→ What is expected:
Reproduce the listing word for word. Skip any image.

→ Supplied material:

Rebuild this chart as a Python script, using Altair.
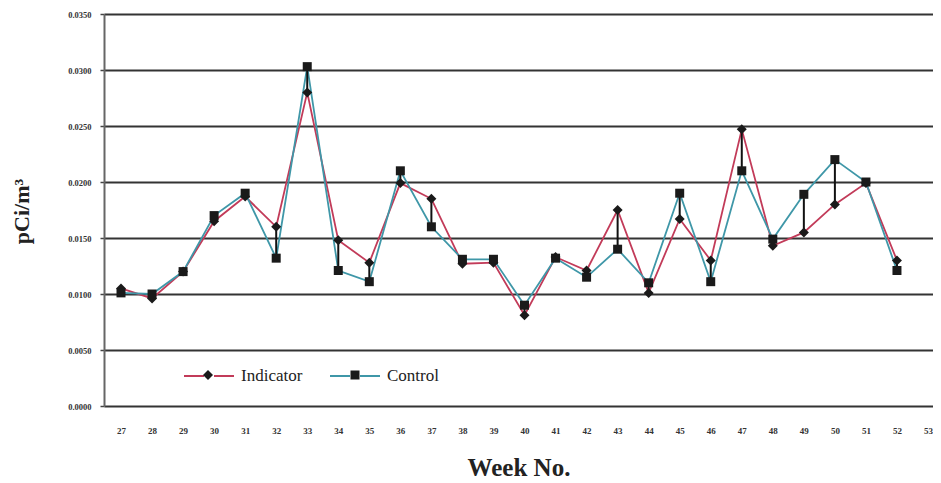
import altair as alt
import pandas as pd

weeks = list(range(27, 53))
indicator = [0.0105, 0.0096, 0.0120, 0.0165, 0.0187, 0.0160, 0.0280, 0.0148, 0.0128,
             0.0199, 0.0185, 0.0127, 0.0128, 0.0081, 0.0133, 0.0121, 0.0175, 0.0101,
             0.0167, 0.0130, 0.0247, 0.0143, 0.0155, 0.0180, 0.0199, 0.0130]
control = [0.0101, 0.0100, 0.0120, 0.0170, 0.0190, 0.0132, 0.0303, 0.0121, 0.0111,
           0.0210, 0.0160, 0.0131, 0.0131, 0.0090, 0.0132, 0.0115, 0.0140, 0.0110,
           0.0190, 0.0111, 0.0210, 0.0149, 0.0189, 0.0220, 0.0200, 0.0121]
series_names = ["Indicator", "Control"]
series_colors = ["#c23b59", "#3f97a8"]
tick_weeks = list(range(27, 54))
y_ticks = [0.0, 0.005, 0.01, 0.015, 0.02, 0.025, 0.03, 0.035]

long_rows = []
for w, a, b in zip(weeks, indicator, control):
    long_rows.append({"week": w, "value": a, "series": "Indicator", "marker": "Indicator"})
    long_rows.append({"week": w, "value": b, "series": "Control", "marker": "Control"})
long_df = pd.DataFrame(long_rows)
wide_df = pd.DataFrame({"week": weeks, "ind": indicator, "ctl": control})

FONT = "Liberation Serif"
xscale = alt.Scale(domain=[26.452, 53.161], nice=False, zero=False)
yscale = alt.Scale(domain=[0, 0.035], nice=False)

xaxis = alt.Axis(values=tick_weeks, format="d", grid=False, ticks=False, domain=False,
                 labelOverlap=False, labelFlush=False, labelBound=False,
                 labelFont=FONT, labelFontSize=9, labelFontWeight="bold", labelColor="#333",
                 labelPadding=20, title="Week No.", titleFont=FONT, titleFontSize=25,
                 titleFontWeight="bold", titleColor="#222", titlePadding=20)
yaxis = alt.Axis(values=y_ticks, format=".4f", grid=True, gridColor="#333", gridWidth=2,
                 domain=True, domainColor="#666", domainWidth=2, ticks=True, tickSize=4,
                 tickColor="#444", tickWidth=1.5, labelFont=FONT, labelFontSize=8.5,
                 labelFontWeight="bold", labelColor="#333", labelPadding=9,
                 title="pCi/m³", titleFont=FONT, titleFontSize=22, titleFontWeight="bold",
                 titleColor="#222", titleX=-71, titleY=197)

lines = alt.Chart(long_df).mark_line(strokeWidth=1.8).encode(
    x=alt.X("week:Q", scale=xscale, axis=xaxis),
    y=alt.Y("value:Q", scale=yscale, axis=yaxis),
    color=alt.Color("series:N", scale=alt.Scale(domain=series_names, range=series_colors),
                    legend=alt.Legend(orient="none", legendX=79, legendY=336, direction="horizontal",
                                      title=None, symbolType="M-1,0H-0.2M0.2,0H1", symbolSize=2500,
                                      symbolStrokeWidth=2, labelFont=FONT, labelFontSize=17,
                                      labelColor="#222", labelOffset=6, columnPadding=23,
                                      padding=0)),
)

rules = alt.Chart(wide_df).mark_rule(color="#111", strokeWidth=2).encode(
    x=alt.X("week:Q", scale=xscale, axis=xaxis),
    y=alt.Y("ind:Q", scale=yscale, axis=yaxis),
    y2="ctl:Q",
)

points = alt.Chart(long_df).mark_point(filled=True, color="#1a1a1a", opacity=1, size=2500).encode(
    x=alt.X("week:Q", scale=xscale, axis=xaxis),
    y=alt.Y("value:Q", scale=yscale, axis=yaxis),
    shape=alt.Shape("marker:N", scale=alt.Scale(
        domain=series_names,
        range=["M0,-0.2L0.2,0L0,0.2L-0.2,0Z", "M-0.18,-0.18H0.18V0.18H-0.18Z"]),
        legend=alt.Legend(orient="none", legendX=79, legendY=336, direction="horizontal",
                          title=None, symbolSize=2500, symbolFillColor="#1a1a1a",
                          symbolStrokeColor="#1a1a1a", symbolStrokeWidth=0,
                          labelExpr="''", labelFont=FONT, labelFontSize=17,
                          labelOffset=0, columnPadding=97, padding=0)),
)

chart = alt.layer(lines, rules, points).resolve_legend(color="independent", shape="independent").properties(
    width=829, height=392,
    autosize=alt.AutoSizeParams(type="none"),
    padding={"left": 96, "top": 6, "right": 0, "bottom": 74},
    background="white",
).configure_view(stroke=None).configure_axis(labelOverlap=False)

chart.save("out.html", embed_options={"renderer": "svg", "actions": False})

→ Response to the exercise:
Rebuild this chart as a Python script, using Altair.
import altair as alt
import pandas as pd

weeks = list(range(27, 53))
indicator = [0.0105, 0.0096, 0.0120, 0.0165, 0.0187, 0.0160, 0.0280, 0.0148, 0.0128,
             0.0199, 0.0185, 0.0127, 0.0128, 0.0081, 0.0133, 0.0121, 0.0175, 0.0101,
             0.0167, 0.0130, 0.0247, 0.0143, 0.0155, 0.0180, 0.0199, 0.0130]
control = [0.0101, 0.0100, 0.0120, 0.0170, 0.0190, 0.0132, 0.0303, 0.0121, 0.0111,
           0.0210, 0.0160, 0.0131, 0.0131, 0.0090, 0.0132, 0.0115, 0.0140, 0.0110,
           0.0190, 0.0111, 0.0210, 0.0149, 0.0189, 0.0220, 0.0200, 0.0121]
series_names = ["Indicator", "Control"]
series_colors = ["#c23b59", "#3f97a8"]
tick_weeks = list(range(27, 54))
y_ticks = [0.0, 0.005, 0.01, 0.015, 0.02, 0.025, 0.03, 0.035]

long_rows = []
for w, a, b in zip(weeks, indicator, control):
    long_rows.append({"week": w, "value": a, "series": "Indicator", "marker": "Indicator"})
    long_rows.append({"week": w, "value": b, "series": "Control", "marker": "Control"})
long_df = pd.DataFrame(long_rows)
wide_df = pd.DataFrame({"week": weeks, "ind": indicator, "ctl": control})

FONT = "Liberation Serif"
xscale = alt.Scale(domain=[26.452, 53.161], nice=False, zero=False)
yscale = alt.Scale(domain=[0, 0.035], nice=False)

xaxis = alt.Axis(values=tick_weeks, format="d", grid=False, ticks=False, domain=False,
                 labelOverlap=False, labelFlush=False, labelBound=False,
                 labelFont=FONT, labelFontSize=9, labelFontWeight="bold", labelColor="#333",
                 labelPadding=20, title="Week No.", titleFont=FONT, titleFontSize=25,
                 titleFontWeight="bold", titleColor="#222", titlePadding=20)
yaxis = alt.Axis(values=y_ticks, format=".4f", grid=True, gridColor="#333", gridWidth=2,
                 domain=True, domainColor="#666", domainWidth=2, ticks=True, tickSize=4,
                 tickColor="#444", tickWidth=1.5, labelFont=FONT, labelFontSize=8.5,
                 labelFontWeight="bold", labelColor="#333", labelPadding=9,
                 title="pCi/m³", titleFont=FONT, titleFontSize=22, titleFontWeight="bold",
                 titleColor="#222", titleX=-71, titleY=197)

lines = alt.Chart(long_df).mark_line(strokeWidth=1.8).encode(
    x=alt.X("week:Q", scale=xscale, axis=xaxis),
    y=alt.Y("value:Q", scale=yscale, axis=yaxis),
    color=alt.Color("series:N", scale=alt.Scale(domain=series_names, range=series_colors),
                    legend=alt.Legend(orient="none", legendX=79, legendY=336, direction="horizontal",
                                      title=None, symbolType="M-1,0H-0.2M0.2,0H1", symbolSize=2500,
                                      symbolStrokeWidth=2, labelFont=FONT, labelFontSize=17,
                                      labelColor="#222", labelOffset=6, columnPadding=23,
                                      padding=0)),
)

rules = alt.Chart(wide_df).mark_rule(color="#111", strokeWidth=2).encode(
    x=alt.X("week:Q", scale=xscale, axis=xaxis),
    y=alt.Y("ind:Q", scale=yscale, axis=yaxis),
    y2="ctl:Q",
)

points = alt.Chart(long_df).mark_point(filled=True, color="#1a1a1a", opacity=1, size=2500).encode(
    x=alt.X("week:Q", scale=xscale, axis=xaxis),
    y=alt.Y("value:Q", scale=yscale, axis=yaxis),
    shape=alt.Shape("marker:N", scale=alt.Scale(
        domain=series_names,
        range=["M0,-0.2L0.2,0L0,0.2L-0.2,0Z", "M-0.18,-0.18H0.18V0.18H-0.18Z"]),
        legend=alt.Legend(orient="none", legendX=79, legendY=336, direction="horizontal",
                          title=None, symbolSize=2500, symbolFillColor="#1a1a1a",
                          symbolStrokeColor="#1a1a1a", symbolStrokeWidth=0,
                          labelExpr="''", labelFont=FONT, labelFontSize=17,
                          labelOffset=0, columnPadding=97, padding=0)),
)

chart = alt.layer(lines, rules, points).resolve_legend(color="independent", shape="independent").properties(
    width=829, height=392,
    autosize=alt.AutoSizeParams(type="none"),
    padding={"left": 96, "top": 6, "right": 0, "bottom": 74},
    background="white",
).configure_view(stroke=None).configure_axis(labelOverlap=False)

chart.save("out.html", embed_options={"renderer": "svg", "actions": False})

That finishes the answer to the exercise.